Thursday, March 12, 2015

5 Surprising Things in FCC's Net Neutrality Regulations

from tomsguide.com 


By At long last, the Federal Communications Commission has released the full version of the net neutrality rules it approved (3 to 2) on Feb. 26 — all 400 pages of them. The first few pages contain no surprises for anyone who has been following the issue at all. They include rules against blocking and slowing Internet traffic and ban "fast lanes" for content providers who pay for better access, among other things.
But devils and angels are in the details. For example, Netflix still has to pay for a fast connection to your ISP, and now the FCC has some responsibility for your online privacy. Here are five lesser-known parts of the FCC net neutrality regulations that directly affect you. Except for a few exceptions, these rules apply equally to wired ISPs (such as Comcast) and wireless ISPs (like T-Mobile).

1. Netflix still has to pay for a fast connection to your ISP

The FCC said that its expertise is in what happens inside an ISP, not in what happens when ISPs connect to the larger "backbone" companies that link ISPs around the world. But the so-called interconnections could be the next battleground for net neutrality.
In May 2014, an executive at mega-backbone-provider Level 3 asserted that five American ISPs and one European ISP were deliberately maintaining poor, outdated connections to Level 3, creating artificial congestion for Internet traffic coming into the network.
To get around such congestion into an ISP, real or manufactured, Netflix and other content companies are building their own direct connections into Comcast, Verizon and other ISPs. Essentially, Netflix has built its own small piece of the Internet backbone, just for Netflix. In essence, Netflix is picking up the cost of getting content into your ISP, but you are are still paying full freight.
Today's regulations don't directly address any chokeholds or discrimination upstream that ISPs might provide at the interconnections. But the rules do set up a complaint process so content providers like can challenge ISPs in hearings before the FCC. 

2. The government has no say over your broadband bills.

Lots of people complain about high fees for their Internet service, including wireless plans, but the FCC won't help those individuals out. Despite charges by opponents of net neutrality that the FCC would oversee rates for Internet access the way governments do for utilities like electricity or water, the FCC's plan clearly refutes that. "We expressly eschew the future use of prescriptive, industry-wide rate regulation," states the document.

3. ISPs have to reveal nearly every detail of plans and pricing.

This is not new, per se, but the FCC has strengthened its authority under its transparency requirement to make sure you know everything about an ISP. Here are the major categories of information that ISPs must release:
Price: full monthly service charge, promotional rates, how long the promotions last and what the rate goes up to after the promotion expires.
Other fees: one-time or recurring fees, such as modem rental fees, installation fees, service charges and early termination fees.
Data caps and allowances: any restrictions on how much data you can use and what happens if you exceed that limit, such as extra charges or loss of service.
Performance: ISPs have to reveal real access speeds, latency (how long it takes packets to arrive) and if the service works for real-time applications (such as Skype).

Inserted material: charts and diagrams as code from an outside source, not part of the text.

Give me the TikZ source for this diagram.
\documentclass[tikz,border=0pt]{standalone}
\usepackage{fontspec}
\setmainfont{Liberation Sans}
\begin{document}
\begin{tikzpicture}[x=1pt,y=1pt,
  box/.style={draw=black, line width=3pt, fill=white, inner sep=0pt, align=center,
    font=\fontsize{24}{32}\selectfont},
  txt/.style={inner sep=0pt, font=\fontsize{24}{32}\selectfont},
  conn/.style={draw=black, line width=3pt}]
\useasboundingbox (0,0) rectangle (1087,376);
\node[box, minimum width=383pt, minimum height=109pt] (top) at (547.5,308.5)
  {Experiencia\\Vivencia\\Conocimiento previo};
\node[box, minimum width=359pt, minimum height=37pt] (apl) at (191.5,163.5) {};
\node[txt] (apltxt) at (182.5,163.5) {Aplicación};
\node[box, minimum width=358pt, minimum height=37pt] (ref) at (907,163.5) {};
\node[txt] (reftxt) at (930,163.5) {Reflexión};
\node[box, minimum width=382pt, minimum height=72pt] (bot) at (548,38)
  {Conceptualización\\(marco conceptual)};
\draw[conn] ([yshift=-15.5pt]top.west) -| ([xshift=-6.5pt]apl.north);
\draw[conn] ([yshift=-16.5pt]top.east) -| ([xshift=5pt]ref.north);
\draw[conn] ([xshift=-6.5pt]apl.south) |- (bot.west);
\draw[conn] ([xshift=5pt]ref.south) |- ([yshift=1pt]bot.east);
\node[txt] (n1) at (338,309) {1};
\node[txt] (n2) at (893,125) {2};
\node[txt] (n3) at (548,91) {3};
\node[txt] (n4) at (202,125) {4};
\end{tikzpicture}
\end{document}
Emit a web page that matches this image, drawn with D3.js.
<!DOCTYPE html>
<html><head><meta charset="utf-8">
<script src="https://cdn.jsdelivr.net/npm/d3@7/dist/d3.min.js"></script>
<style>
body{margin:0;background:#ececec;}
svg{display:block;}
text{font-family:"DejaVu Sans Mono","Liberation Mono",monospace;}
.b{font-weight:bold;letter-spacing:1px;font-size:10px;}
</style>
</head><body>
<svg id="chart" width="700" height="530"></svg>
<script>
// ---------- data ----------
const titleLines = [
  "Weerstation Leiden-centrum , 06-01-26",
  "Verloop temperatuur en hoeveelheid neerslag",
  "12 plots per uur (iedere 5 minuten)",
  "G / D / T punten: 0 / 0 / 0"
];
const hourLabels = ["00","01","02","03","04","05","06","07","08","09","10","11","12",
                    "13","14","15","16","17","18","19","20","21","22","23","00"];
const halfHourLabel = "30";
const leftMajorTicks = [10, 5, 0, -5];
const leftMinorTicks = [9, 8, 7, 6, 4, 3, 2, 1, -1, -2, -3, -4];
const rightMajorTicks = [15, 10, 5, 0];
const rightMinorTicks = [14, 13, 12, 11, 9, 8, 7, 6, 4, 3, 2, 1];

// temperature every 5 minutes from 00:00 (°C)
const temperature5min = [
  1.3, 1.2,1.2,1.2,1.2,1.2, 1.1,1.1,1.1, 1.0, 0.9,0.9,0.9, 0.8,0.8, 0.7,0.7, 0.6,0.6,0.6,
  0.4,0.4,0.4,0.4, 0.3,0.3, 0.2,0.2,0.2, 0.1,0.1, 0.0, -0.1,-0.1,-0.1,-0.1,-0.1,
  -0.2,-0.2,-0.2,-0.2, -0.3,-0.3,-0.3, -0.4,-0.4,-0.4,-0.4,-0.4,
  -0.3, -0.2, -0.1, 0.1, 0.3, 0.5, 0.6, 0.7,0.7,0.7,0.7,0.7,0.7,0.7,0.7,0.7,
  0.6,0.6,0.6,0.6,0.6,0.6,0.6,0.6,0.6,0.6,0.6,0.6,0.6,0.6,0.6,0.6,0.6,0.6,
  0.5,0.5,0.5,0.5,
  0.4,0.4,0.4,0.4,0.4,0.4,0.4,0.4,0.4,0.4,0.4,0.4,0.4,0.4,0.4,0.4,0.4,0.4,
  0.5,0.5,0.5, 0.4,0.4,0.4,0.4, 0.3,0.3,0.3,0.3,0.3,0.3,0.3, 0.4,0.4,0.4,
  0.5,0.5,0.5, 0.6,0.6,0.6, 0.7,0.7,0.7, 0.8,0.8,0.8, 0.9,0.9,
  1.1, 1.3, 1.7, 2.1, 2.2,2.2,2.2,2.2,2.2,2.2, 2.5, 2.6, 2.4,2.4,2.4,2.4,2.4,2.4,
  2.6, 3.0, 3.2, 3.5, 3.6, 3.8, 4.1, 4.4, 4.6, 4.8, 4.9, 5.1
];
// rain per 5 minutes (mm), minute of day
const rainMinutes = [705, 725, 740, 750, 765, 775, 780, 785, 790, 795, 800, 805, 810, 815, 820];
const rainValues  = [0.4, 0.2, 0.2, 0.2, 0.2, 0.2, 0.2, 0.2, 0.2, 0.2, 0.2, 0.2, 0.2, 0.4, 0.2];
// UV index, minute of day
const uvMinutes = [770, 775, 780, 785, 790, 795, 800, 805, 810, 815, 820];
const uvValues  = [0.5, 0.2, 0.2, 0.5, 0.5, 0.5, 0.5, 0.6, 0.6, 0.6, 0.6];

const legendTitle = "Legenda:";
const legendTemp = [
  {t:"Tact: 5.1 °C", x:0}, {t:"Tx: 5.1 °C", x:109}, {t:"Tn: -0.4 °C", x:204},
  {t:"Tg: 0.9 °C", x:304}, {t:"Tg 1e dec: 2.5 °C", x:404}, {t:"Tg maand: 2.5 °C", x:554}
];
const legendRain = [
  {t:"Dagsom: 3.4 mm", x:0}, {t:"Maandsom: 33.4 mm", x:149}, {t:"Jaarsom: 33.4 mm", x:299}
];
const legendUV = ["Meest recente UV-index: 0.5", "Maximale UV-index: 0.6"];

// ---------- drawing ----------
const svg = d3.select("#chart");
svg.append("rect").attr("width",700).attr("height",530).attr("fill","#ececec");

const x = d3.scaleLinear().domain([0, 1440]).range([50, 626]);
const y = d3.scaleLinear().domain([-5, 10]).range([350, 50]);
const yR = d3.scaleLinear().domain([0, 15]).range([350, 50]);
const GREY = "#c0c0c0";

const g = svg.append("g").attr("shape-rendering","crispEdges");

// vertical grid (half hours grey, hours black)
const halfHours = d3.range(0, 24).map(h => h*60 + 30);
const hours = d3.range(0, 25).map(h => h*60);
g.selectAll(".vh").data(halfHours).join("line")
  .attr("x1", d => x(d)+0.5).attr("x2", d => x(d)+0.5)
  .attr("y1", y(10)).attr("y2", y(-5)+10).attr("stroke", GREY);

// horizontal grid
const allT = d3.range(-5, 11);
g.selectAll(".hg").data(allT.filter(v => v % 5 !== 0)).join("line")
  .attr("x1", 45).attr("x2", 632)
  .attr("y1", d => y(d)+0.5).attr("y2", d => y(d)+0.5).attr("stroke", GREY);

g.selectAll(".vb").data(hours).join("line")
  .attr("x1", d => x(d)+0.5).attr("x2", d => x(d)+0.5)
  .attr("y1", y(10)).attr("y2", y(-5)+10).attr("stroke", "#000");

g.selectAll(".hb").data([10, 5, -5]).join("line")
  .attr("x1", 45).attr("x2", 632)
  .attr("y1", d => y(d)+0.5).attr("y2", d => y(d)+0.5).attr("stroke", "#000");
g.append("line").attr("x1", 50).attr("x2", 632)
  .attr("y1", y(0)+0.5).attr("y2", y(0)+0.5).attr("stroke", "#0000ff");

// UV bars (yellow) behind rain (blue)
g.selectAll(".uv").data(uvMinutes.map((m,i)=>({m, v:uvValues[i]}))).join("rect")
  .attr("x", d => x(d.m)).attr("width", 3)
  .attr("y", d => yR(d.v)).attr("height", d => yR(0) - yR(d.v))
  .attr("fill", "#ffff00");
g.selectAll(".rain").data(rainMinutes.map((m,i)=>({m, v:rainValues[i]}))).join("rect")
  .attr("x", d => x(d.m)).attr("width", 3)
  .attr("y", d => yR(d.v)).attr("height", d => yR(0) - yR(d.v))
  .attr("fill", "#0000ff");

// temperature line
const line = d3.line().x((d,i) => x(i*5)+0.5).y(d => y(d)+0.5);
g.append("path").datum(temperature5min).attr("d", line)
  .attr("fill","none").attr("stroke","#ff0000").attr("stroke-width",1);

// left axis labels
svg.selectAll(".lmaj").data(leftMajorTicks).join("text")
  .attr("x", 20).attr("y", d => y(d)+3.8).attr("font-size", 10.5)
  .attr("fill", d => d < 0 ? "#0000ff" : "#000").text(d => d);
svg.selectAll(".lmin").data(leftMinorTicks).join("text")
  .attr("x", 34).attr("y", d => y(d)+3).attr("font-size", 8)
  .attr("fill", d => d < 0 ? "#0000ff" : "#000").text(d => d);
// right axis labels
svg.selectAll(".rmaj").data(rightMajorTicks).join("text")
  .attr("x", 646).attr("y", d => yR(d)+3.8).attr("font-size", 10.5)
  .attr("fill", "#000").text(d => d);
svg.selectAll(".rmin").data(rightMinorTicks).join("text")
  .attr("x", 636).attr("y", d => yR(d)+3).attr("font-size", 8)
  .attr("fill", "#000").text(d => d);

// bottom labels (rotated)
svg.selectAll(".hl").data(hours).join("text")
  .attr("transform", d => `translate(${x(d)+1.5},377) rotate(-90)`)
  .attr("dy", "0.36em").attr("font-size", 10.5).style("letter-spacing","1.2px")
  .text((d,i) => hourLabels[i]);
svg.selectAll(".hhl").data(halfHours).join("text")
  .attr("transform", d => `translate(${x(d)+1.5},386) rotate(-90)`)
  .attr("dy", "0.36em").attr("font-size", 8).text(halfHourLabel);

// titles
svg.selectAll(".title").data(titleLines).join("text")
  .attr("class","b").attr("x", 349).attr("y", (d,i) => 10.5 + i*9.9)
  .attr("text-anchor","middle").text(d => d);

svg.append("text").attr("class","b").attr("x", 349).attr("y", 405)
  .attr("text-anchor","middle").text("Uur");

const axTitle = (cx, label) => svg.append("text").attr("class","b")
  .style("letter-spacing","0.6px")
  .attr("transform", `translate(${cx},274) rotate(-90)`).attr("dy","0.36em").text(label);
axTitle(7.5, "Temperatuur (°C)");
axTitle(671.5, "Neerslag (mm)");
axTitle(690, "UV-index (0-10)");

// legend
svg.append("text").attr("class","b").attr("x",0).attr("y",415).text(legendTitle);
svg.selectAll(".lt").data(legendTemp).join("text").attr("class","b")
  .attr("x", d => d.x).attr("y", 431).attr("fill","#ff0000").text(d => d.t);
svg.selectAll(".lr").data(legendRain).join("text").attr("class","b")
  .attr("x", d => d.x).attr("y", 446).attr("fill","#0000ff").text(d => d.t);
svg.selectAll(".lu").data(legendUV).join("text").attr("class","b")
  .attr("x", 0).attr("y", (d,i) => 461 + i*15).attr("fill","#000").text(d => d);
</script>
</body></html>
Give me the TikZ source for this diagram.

This requirement extends to specific technologies. If AT&T or Verizon claims the country's fastest LTE network, the company needs proof.

4. Your school or café isn't covered by the rules.

The FCC specified that its net neutrality rules do not apply to locations that provide Internet access — such as coffee shops, bookstores, airlines, libraries and universities — affirming a policy it's had for years. Net neutrality rules protect "end users," which these locations are. The regulations say nothing about how those end users dole out service, whether it's free or paid, to others.

5. The FCC now has (some) authority over online privacy

Private data is leaking all over the place, from health care companies like Anthem to banks like Citibank and stores like Target. Now the FCC will keep an eye on how data is collected and stored by ISPs, using a legal provision called Section 222 within Title II of the Communications Act. (Title II is the basis for the FCC's new authority over ISPs.)
As the regulations state, "Among other things, section 222 imposes a duty on every telecommunications carrier to take reasonable precautions to protect the confidentiality of its customers' proprietary information." As an example of a violation, the FCC referenced an action it took against two companies that stored unencrypted customer information on publicly accessible servers.
The FCC's new powers won't prevent the NSA or FBI from snooping on you. Requests by law enforcement are exempt from the privacy regulations, but the rules could affect the dossier that Time Warner Cable or AT&T can keep on your online activities.